From income and expenditure surveys we know quite a lot about what people earn and spend from day to day. The surveys also tell us about sources of income.
By contrast, less information is collected on what people save or in what they invest. That seems odd. Why should we pay scant attention to assets used for future contingencies?
Do we assume that many families don’t have real savings and investments, or that planning for the future is neither a priority nor a practice? Perhaps those are our presumptions about rural people who appear poor and seem to lead day-to-day subsistence lives.
Those assumptions are mistaken, but how wrong is hard to say. I am not aware of any study to have targeted directly the question of how rural families save and invest traditionally in Namibia, but here are some observations that indicate that they do much more to prepare for the future than we think.
First and most obviously, crop-growing households save food stocks, often going to great lengths to make sure that the reserves last as long as possible. Not surprisingly, stored foods are those that remain edible over long periods. Magnificent omashisha or iigandhi storage baskets were developed to help people overcome famines, some of which devastated populations in the North in the first half of the early 20th Century and before.
Second, livestock are largely used as savings and investments. This may be the case throughout Africa, especially among agro-pastoralists (see the essay on the purpose of livestock in the edition of Market Watch on 13 July 2018). An interesting report on financial inclusion released recently by the Namibia Statistics Agency contains useful information on the uses of livestock.
However, not everyone has livestock, especially pigs, goats, sheep or cattle that have considerably greater savings value than chickens. And among those who do keep animals, the majority have few livestock. As with other kinds of wealth, livestock ownership is highly skewed in rural households. Cattle serve as long-term investments over years, smaller goats and sheep as savings over shorter periods of months, while chickens are ‘cashed-in’ to meet more frequent needs for cash.

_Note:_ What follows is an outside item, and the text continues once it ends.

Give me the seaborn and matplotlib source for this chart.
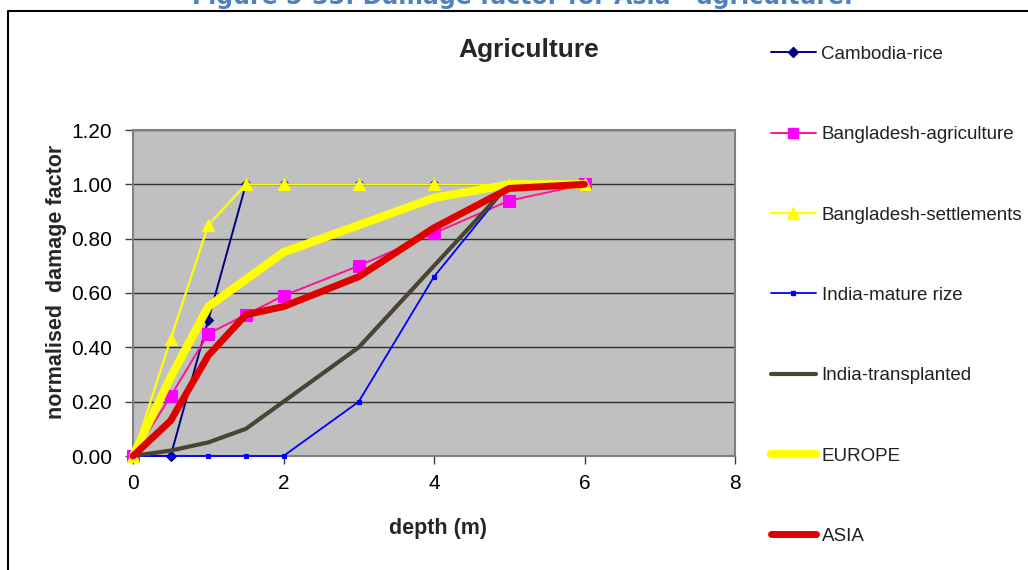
import pandas as pd
import matplotlib.pyplot as plt
import matplotlib.ticker as ticker
from matplotlib.lines import Line2D
import seaborn as sns

# ── Data ─────────────────────────────────────────────────────────────────────
depth = [0, 0.5, 1, 1.5, 2, 3, 4, 5, 6]

cambodia_rice = [0, 0, 0.50, 1.00, 1.00, 1.00, 1.00, 1.00, 1.00]
bangladesh_agri = [0, 0.22, 0.45, 0.52, 0.59, 0.70, 0.82, 0.94, 1.00]
bangladesh_settl = [0, 0.43, 0.85, 1.00, 1.00, 1.00, 1.00, 1.00, 1.00]
india_mature = [0, 0, 0, 0, 0, 0.20, 0.66, 1.00, 1.00]
india_transpl = [0, 0.02, 0.05, 0.10, 0.20, 0.40, 0.70, 1.00, 1.00]
europe = [0, 0.29, 0.55, 0.65, 0.75, 0.85, 0.95, 1.00, 1.00]
asia = [0, 0.13, 0.37, 0.52, 0.55, 0.66, 0.84, 0.985, 1.00]

series_names = ['Cambodia-rice', 'Bangladesh-agriculture', 'Bangladesh-settlements',
                'India-mature rize', 'India-transplanted', 'EUROPE', 'ASIA']
series_values = [cambodia_rice, bangladesh_agri, bangladesh_settl,
                 india_mature, india_transpl, europe, asia]

y_ticks = [0, 0.2, 0.4, 0.6, 0.8, 1.0, 1.2]
x_ticks = [0, 2, 4, 6, 8]

# ── Style ────────────────────────────────────────────────────────────────────
sns.set_theme(style="white")
plt.rcParams['font.family'] = ['Liberation Sans', 'DejaVu Sans']

styles = {
    'Cambodia-rice':          dict(color='#000080', lw=1.4, marker='D', ms=5.5, mfc='#000080', mec='#000080'),
    'Bangladesh-agriculture': dict(color='#FF1493', lw=1.4, marker='s', ms=8.5, mfc='#FF00FF', mec='#FF00FF'),
    'Bangladesh-settlements': dict(color='#FFFF00', lw=1.6, marker='^', ms=9, mfc='#FFFF00', mec='#FFFF00'),
    'India-mature rize':      dict(color='#0000FF', lw=1.3, marker='s', ms=3.5, mfc='#0000FF', mec='#0000FF'),
    'India-transplanted':     dict(color='#4A4532', lw=3.0, marker=None),
    'EUROPE':                 dict(color='#FFFF00', lw=6.0, marker=None),
    'ASIA':                   dict(color='#E00000', lw=5.0, marker=None),
}

fig = plt.figure(figsize=(10.28, 5.70), dpi=100)
fig.patch.set_facecolor('white')
ax = fig.add_axes([133 / 1028, 114 / 570, 602 / 1028, 326 / 570])
ax.set_facecolor('#C0C0C0')

handles = []
for name, vals in zip(series_names, series_values):
    st = styles[name]
    df = pd.DataFrame({'depth': depth, 'value': vals})
    sns.lineplot(data=df, x='depth', y='value', ax=ax, color=st['color'],
                 linewidth=st['lw'], marker=st['marker'],
                 markersize=st.get('ms', 0), markerfacecolor=st.get('mfc'),
                 markeredgecolor=st.get('mec'), markeredgewidth=0.8,
                 clip_on=False, zorder=3, label=name, legend=False)
    handles.append(Line2D([], [], color=st['color'], lw=st['lw'],
                          marker=st['marker'], ms=st.get('ms', 0) * 0.9,
                          mfc=st.get('mfc'), mec=st.get('mec'),
                          solid_capstyle='round'))

ax.set_xlim(0, 8)
ax.set_ylim(0, 1.2)
ax.set_xticks(x_ticks)
ax.set_yticks(y_ticks)
ax.yaxis.set_major_formatter(ticker.FuncFormatter(lambda v, _: f'{v:.2f}'))
ax.tick_params(axis='both', direction='out', length=6, width=1, color='#404040',
               labelsize=15, labelcolor='black', left=True, bottom=True)
ax.tick_params(axis='y', pad=9)
ax.tick_params(axis='x', pad=7)
ax.yaxis.grid(True, color='#303030', linewidth=1)
ax.xaxis.grid(False)
ax.set_axisbelow(True)
for sp in ax.spines.values():
    sp.set_color('#808080')
    sp.set_linewidth(1.5)

ax.set_xlabel('depth (m)', fontsize=15.5, fontweight='bold', labelpad=18)
ax.set_ylabel('normalised  damage factor', fontsize=15.5, fontweight='bold', labelpad=3)
ax.yaxis.label.set_y(0.535)
ax.xaxis.label.set_x(0.507)

fig.text(529 / 1028, 1 - 50 / 570, 'Agriculture', fontsize=19, fontweight='bold',
         ha='center', va='center')

# caption cut off at the top of the picture
fig.text(522 / 1028, 1 - 4 / 570, 'Figure 5-33: Damage factor for Asia - agriculture.',
         fontsize=17, fontweight='bold', color='#4F81BD', ha='center', va='baseline',
         family='DejaVu Sans')

# outer frame (left and top edges only visible)
fig.add_artist(Line2D([8 / 1028, 8 / 1028, 1.0], [0, 1 - 11 / 570, 1 - 11 / 570],
                      transform=fig.transFigure, color='black', lw=1.5))

fig.legend(handles, series_names, loc='upper left',
           bbox_to_anchor=(754 / 1028, 1 - 29 / 570), frameon=False,
           fontsize=13.5, labelspacing=3.37, handlelength=2.4,
           handletextpad=0.3, numpoints=1, labelcolor='#202020')

plt.savefig('out.png', dpi=100, facecolor='white')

Third, considerable security comes from social networks formed in and around extended families. Membership of a network offers degrees of access to land, livestock and help from a package of assets, capital or savings. Substantial insurance value can come from being able to draw on that package when needs arise.
Families also supply land and livestock – as start-up capital – to young men when they mature, marry and start their own more nuclear families. As with food stocks and livestock, family assets vary in value, and some members have greater access to the assets than others.
For those interested in how the poor make a living and their use of credit, read Portfolios of the Poor by Daryl Collins and others. It is an enlightening book, which describes the substantial number and variety of financial instruments that poorer families use to save, as well as to lend. For those of us who are wealthy and presume to be clever, the book provides sobering perspectives on the astuteness of the poor.
There is still much to ask and learn about how Namibians save and invest. If livestock, family land and social networks clustered literally and figuratively around the ‘village’ are important investments in rural areas, how might people retain or transfer those assets when they move away to urban societies? How are new social networks created? And how do urban people re-establish access to secure assets if they move back to the village?